The last time we caught up with the Search Pod, we talked about upcoming changes to our algorithm and the ways in which we test search enhancements. Can you tell us a little bit about how that work’s been going?
Laura: Our recent changes have been around taking Card usage into account as another factor for finding the most relevant and useful results.
Nina: The idea stemmed from wanting to understand how Card usage data could impact AI work at Guru in general. Before applying these questions to search specifically, we explored how Card “popularity” correlated with usefulness in a hackathon project!
Jenna: Card usage falls under our larger focus on the Search Pod of bringing in new data sources that can help us understand Card relevance. So usage would be a data source, as well as the work Nina is doing to understand intent.
At the start, we knew that we had a lot of data about the ways Cards were being used across teams, and we hypothesized that user behavior around Cards could inform enhancements to search.
Nina: I think it’s important to note that search isn’t just matching up key terms — it’s also understanding the context of where and when Cards are being used.
Laura: We look at Card usage to help our users in other areas of the product — for example, you can see usage data around Cards waiting for your verification in “My Tasks.”
We also have popularity scores across the app — these usage data points are meant to help users understand what information is most critical for their team.
Bringing that data into search helps us make that a more universal experience.
Jenna: This also helps us make sure search results are helpful and dynamic — for example, maybe a Card’s content doesn’t change much over the course of a year, but the usage increases dramatically during the same time frame. This may indicate that the Card is becoming increasingly more useful for the team, and search results should reflect that.
Can you tell us how the pod makes decisions on whether or not to move forward with changes?

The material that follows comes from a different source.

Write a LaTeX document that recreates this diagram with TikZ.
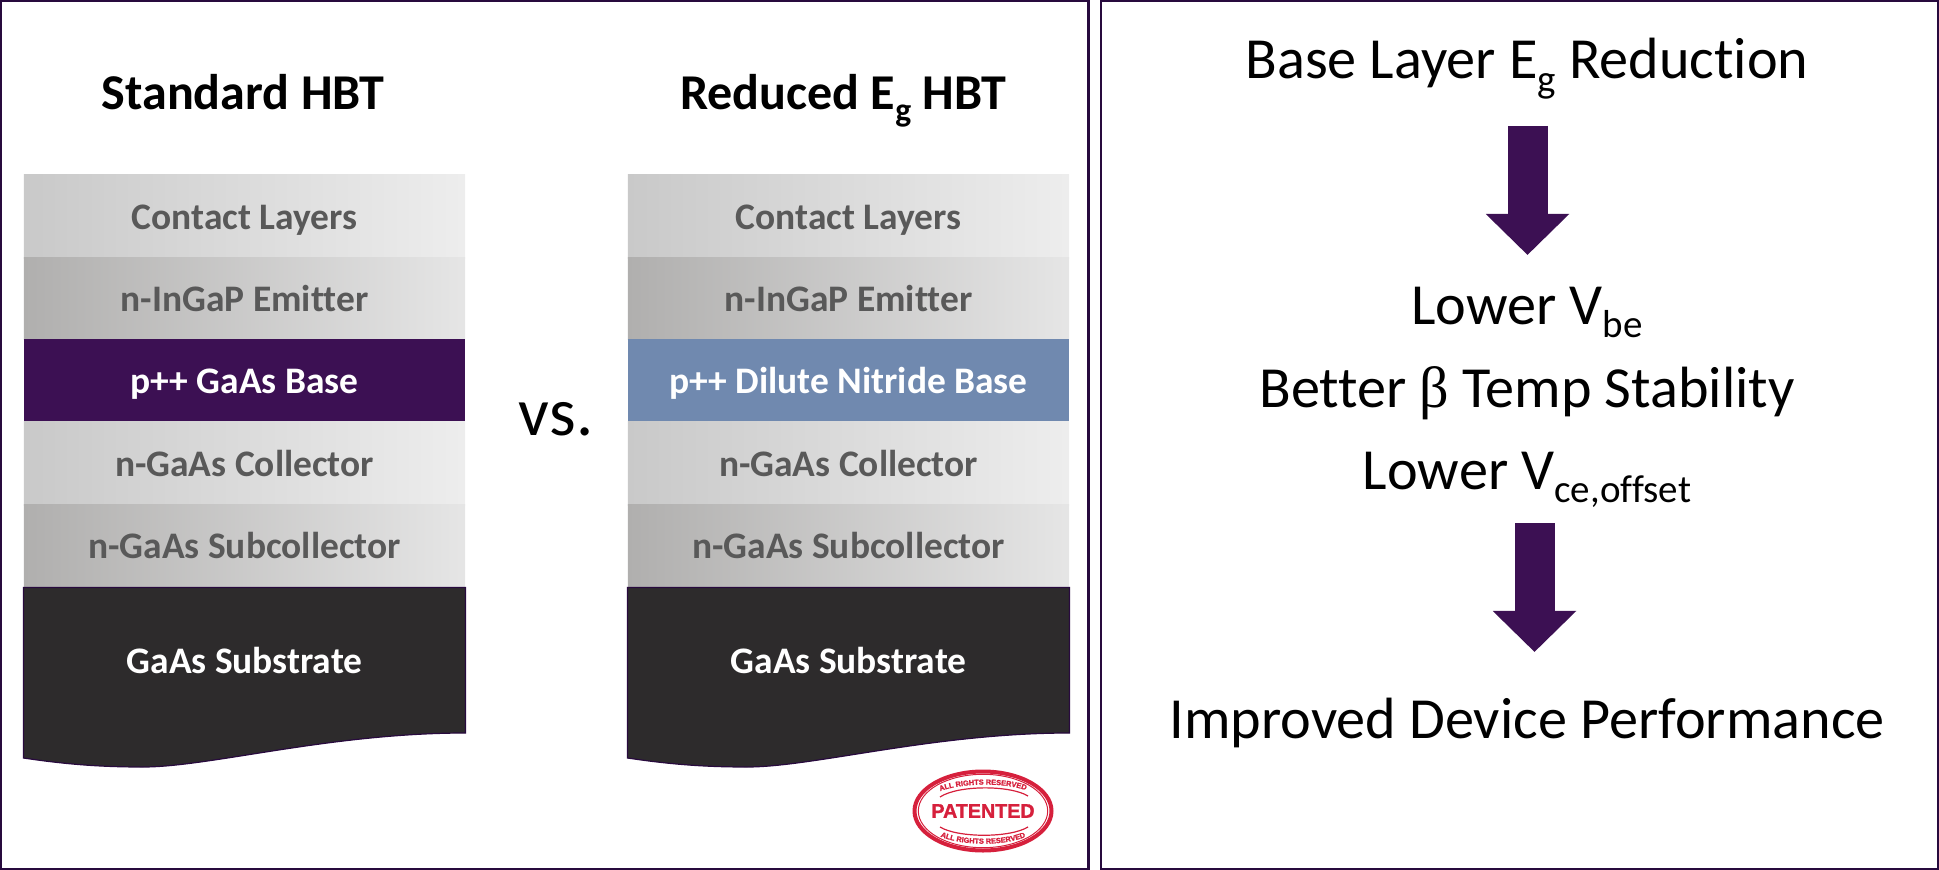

Jenna: The pod is very experimental in our approach, and we have a variety of levels for experiments. Our environments for testing are completely isolated from customer accounts, and there are several rounds of testing that an experiment must “pass” before we even consider releasing the changes to our customers. Because of our experimental setup, we’re able to test changes really rapidly, and be more confident about the changes that we ultimately do deploy to our customers.
Nina: I’d also add that all of these experiments are extremely data-driven. We’ll work on several trials of a change at once, and then use data to understand which had the best intended impact on results. For example, we recently ran a sprint with 110 experiments of varying degrees of granularity and complexity — 2 of which we ended up moving forward with based on results. Sometimes it takes dozens of experiments to decide on a change, sometimes it takes more.

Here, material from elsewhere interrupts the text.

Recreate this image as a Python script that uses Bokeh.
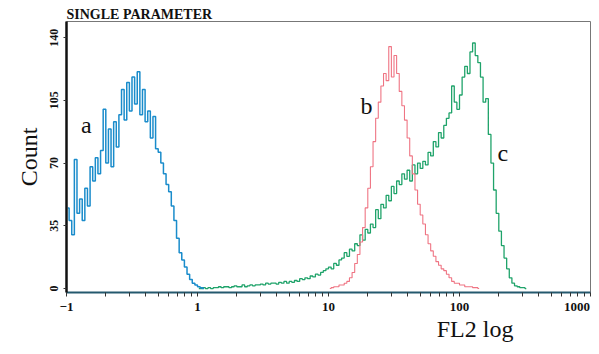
from bokeh.plotting import figure
from bokeh.models import FixedTicker, Label, Range1d, LogAxis
from bokeh.embed import file_html
from bokeh.resources import INLINE

# Histogram channels: 50 channels per decade, first channel at 10^-1
BINS_PER_DECADE = 50
LOG_START = -1

# Curve a (blue)
blue_start = 0
blue_counts = [45, 38, 30, 72, 42, 50, 38, 56, 46, 68,
               60, 73, 64, 77, 100, 70, 89, 68, 93, 79,
               97, 111, 94, 115, 99, 118, 103, 121, 97, 111,
               93, 99, 84, 96, 78, 76, 70, 64, 58, 54,
               46, 38, 28, 20, 16, 12, 8, 5, 3, 2,
               1, 0.5, 0]

# Curve b (red)
red_start = 100
red_counts = [0, 0.5, 1, 1, 2, 2, 3, 4, 6, 9,
              14, 19, 26, 34, 45, 56, 68, 82, 95, 104,
              113, 120, 116, 135, 118, 130, 120, 110, 102, 94,
              84, 74, 64, 55, 47, 41, 36, 30, 25, 21,
              18, 15, 13, 11, 10, 8, 6, 4, 3, 3,
              2, 2, 1, 1, 1, 0.5, 0.5, 0]

# Curve c (green)
green_start = 50
green_counts = [0, 0, 0.5, 0, 0.5, 0, 0.5, 0.5,
                1, 0.5, 1, 1, 0.5, 1, 1.5, 1, 1, 2, 1, 1.5, 2, 1.5, 2, 2,
                2.5, 2, 3, 2.5, 3, 3, 2.5, 3.5, 3, 4,
                3, 4, 3.5, 4.5, 4, 5.5, 5, 6,
                5.5, 7, 6.5, 8, 7.5, 9, 10, 11,
                12, 11, 14, 13, 16, 17,
                20, 18, 22, 21, 25, 24,
                30, 27, 33, 31, 36, 34,
                44, 39, 47, 45, 52, 49,
                57, 53, 60, 58, 64, 61,
                66, 60, 69, 64, 70, 67,
                71, 69, 76, 74, 82, 79,
                87, 84, 91,
                95, 98, 113, 104, 100, 108, 118, 124, 120, 132, 137, 130,
                126, 118, 104, 106, 86,
                70, 55, 42, 32, 24, 17, 11, 6, 3, 1.5, 1, 0.5, 0.5, 0]

# x axis: decades (tick marks) and their labels
x_decades = [0.1, 1, 10, 100, 1000]
x_decade_labels = ["\u22121", "1", "10", "100", "1000"]
x_minor_mantissas = [2, 3, 4, 5, 6, 7, 8, 9]
# the last label sits left of its tick, flush with the right edge
x_label_positions = [0.1, 1, 10, 100, 790]
y_major = [0, 35, 70, 105, 140]

BLUE = "#1a8ccb"
RED = "#ef7483"
GREEN = "#1fa36a"
SERIF = "Liberation Serif"
INK = "#111111"


def channel_values(start, n):
    return [10 ** (LOG_START + (start + k + 0.5) / BINS_PER_DECADE) for k in range(n)]


p = figure(width=591, height=346, x_axis_type="log",
           x_range=Range1d(0.1, 1000), y_range=Range1d(-2.2, 149),
           output_backend="svg", toolbar_location=None,
           title="SINGLE PARAMETER",
           min_border_left=66, min_border_right=1,
           min_border_top=21, min_border_bottom=54)
p.background_fill_color = "white"
p.border_fill_color = "white"
p.grid.visible = False
p.outline_line_color = "#777777"
p.outline_line_width = 1

p.title.text_font = SERIF
p.title.text_font_style = "bold"
p.title.text_font_size = "14px"
p.title.text_color = INK
p.title.align = "left"
p.title.offset = 0
p.title.standoff = 0

p.step(channel_values(green_start, len(green_counts)), green_counts,
       mode="center", line_color=GREEN, line_width=1.3)
p.step(channel_values(red_start, len(red_counts)), red_counts,
       mode="center", line_color=RED, line_width=1.1)
p.step(channel_values(blue_start, len(blue_counts)), blue_counts,
       mode="center", line_color=BLUE, line_width=1.5)

# x axis: all tick marks drawn as equal-length marks, labels placed separately
xa = p.xaxis[0]
xa.ticker = FixedTicker(ticks=x_label_positions,
                        minor_ticks=x_decades + [m * d for d in x_decades[:-1] for m in x_minor_mantissas])
xa.major_label_overrides = {v: s for v, s in zip(x_label_positions, x_decade_labels)}
xa.axis_line_color = "#24596e"
xa.axis_line_width = 2
xa.major_tick_line_color = None
xa.major_tick_in = 0
xa.major_tick_out = 4
xa.minor_tick_line_color = "#333333"
xa.minor_tick_in = 0
xa.minor_tick_out = 4
xa.major_label_standoff = 6
xa.major_label_text_font = SERIF
xa.major_label_text_font_style = "bold"
xa.major_label_text_font_size = "13px"
xa.major_label_text_color = INK

# second row below the axis carrying the axis title
x_title_pos = [131.5]
xt = LogAxis(ticker=FixedTicker(ticks=x_title_pos, minor_ticks=[]),
             major_label_overrides={x_title_pos[0]: "FL2 log"})
xt.axis_line_color = None
xt.major_tick_line_color = None
xt.minor_tick_line_color = None
xt.major_tick_out = 0
xt.major_label_standoff = 2
xt.major_label_text_font = SERIF
xt.major_label_text_font_size = "24px"
xt.major_label_text_color = INK
p.add_layout(xt, "below")

# y axis
ya = p.yaxis[0]
ya.ticker = FixedTicker(ticks=y_major, minor_ticks=[])
ya.axis_line_color = INK
ya.axis_line_width = 2.5
ya.major_tick_line_color = "#333333"
ya.major_tick_in = 0
ya.major_tick_out = 3
ya.major_label_standoff = 5
ya.major_label_orientation = "vertical"
ya.major_label_text_font = SERIF
ya.major_label_text_font_style = "bold"
ya.major_label_text_font_size = "12px"
ya.major_label_text_color = INK
ya.axis_label = "Count"
ya.axis_label_text_font = SERIF
ya.axis_label_text_font_style = "normal"
ya.axis_label_text_font_size = "24px"
ya.axis_label_text_color = INK
ya.axis_label_standoff = 6

for txt, lx, ly in [("a", 0.1416, 91.0), ("b", 19.5, 101.6), ("c", 213.8, 75.9)]:
    p.add_layout(Label(x=lx, y=ly, text=txt, text_font=SERIF, text_font_size="24px",
                       text_align="center", text_baseline="alphabetic", text_color=INK))

open("out.html", "w").write(file_html(p, INLINE))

Laura: All of our metrics are centered around having the most relevant results as high up on the results list as possible. But because of the variety of our customer teams and the content in their accounts, we have to go through this rigorous testing to ensure that we’ll see positive results across our entire customer base.
Jenna: Every experiment we run simulates hundreds of thousands of searches, which allows us to simulate the search volume we need to say with confidence that a change will positively impact customers across the board.
Once we do roll out changes to our users, how do we measure their success in helping them find what they need?
Laura: One of the biggest ways we monitor how search is performing for customers is by watching a set of metrics that we've put together. There are a number of industry standard metrics for search that center around precision and recall that we use to get an overall picture of how things are going. These are formulas that help us measure if we're returning relevant content and if it is easy for searchers to find what they need in the list of results (i.e. it's near the top). We then look at more targeted metrics that show us how things are going for different types of searches. So we’ll look at how a proposed change impacts those metrics, and then as a lagging indicator, customer feedback. Depending on the change, we may or may not expect (and get) a lot of customer feedback, but the expectation is that they feel the impact of the changes by being able to find what they need faster and with less friction.
Jenna: We’re basically trying to answer two questions: one, are we surfacing useful Cards? And two, are we avoiding surfacing irrelevant Cards? Another way we evaluate impact is by looking at user behavior after their results have been surfaced — are they searching again? Viewing more Cards? This provides helpful insight into the success of their results.
We’ll end on my favorite question — what’s next for Guru’s search?
Laura: Continuous improvement! I think of two main areas we work on regarding search — the algorithm, and the user experience of the search process. Right now, we’re more focused on the algorithm, but we consider both aspects to be important.
Long-term, we want to incorporate more context into search — including a user’s anticipated usage based on what team they’re on, how they interact with other Cards, etc. — to provide a more personalized search experience.
Nina: We also want to use machine learning to understand the intent behind a user’s search. Sometimes, there’s a gap between what a user actually types and what they’re looking for. For example, a user might search for "sales compensation" while the relevant Card uses the term "commission" so we’ll work to use machine learning to address those gaps.
Jenna: Ultimately, all of this comes with the caveat of testing. As we test all of these possible changes, we can say with confidence that we'll never roll out anything that doesn't demonstrate improvement in our experimentation framework.